In other words, do not let us begin by exaggerating the novelty of our situation. Believe me, dear sir or madam, you and all whom you love were already sentenced to death before the atomic bomb was invented: and quite a high percentage of us were going to die in unpleasant ways. We had, indeed, one very great advantage over our ancestors - anaesthetics; but we have that still. It is perfectly ridiculous to go about whimpering and drawing long faces because the scientists have added one more chance of painful and premature death to a world which already bristled with such chances and in which death itself was not a chance at all, but a certainty.

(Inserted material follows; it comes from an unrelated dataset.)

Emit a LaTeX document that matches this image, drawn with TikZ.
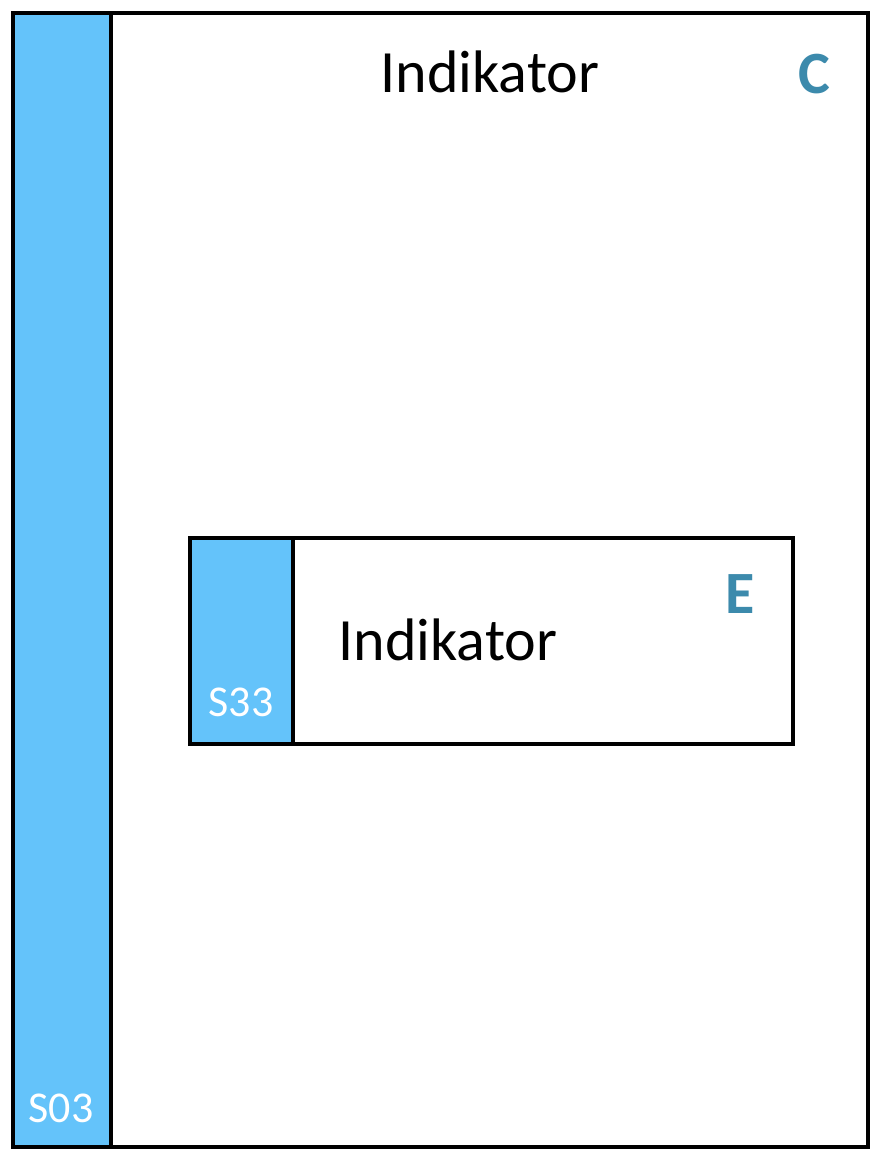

This is the first point to be made: and the first action to be taken is to pull ourselves together. If we are all going to be destroyed by an atomic bomb, let that bomb when it comes find us doing sensible and human things - praying, working, teaching, reading, listening to music, bathing the children, playing tennis, chatting to our friends over a pint and a game of darts - not huddled together like frightened sheep and thinking about bombs. They may break our bodies (a microbe can do that) but they need not dominate our minds.
~cs lewis
"If this life is to be so painful and short and so stunning and expansive, maybe I ought to do this differently." yes. and maybe differently isn't so far off from what we already know to do: love each other. live a little lighter. say yes. hug more often. eat vegetables and play outside. dance hard to music in the car. be kind. even to ourselves. even to each other. even on grumpy days. listen better. talk less. hold hands. sing and sing and sing. and if you don't know the words, I'm happy to teach you all the camp songs I know.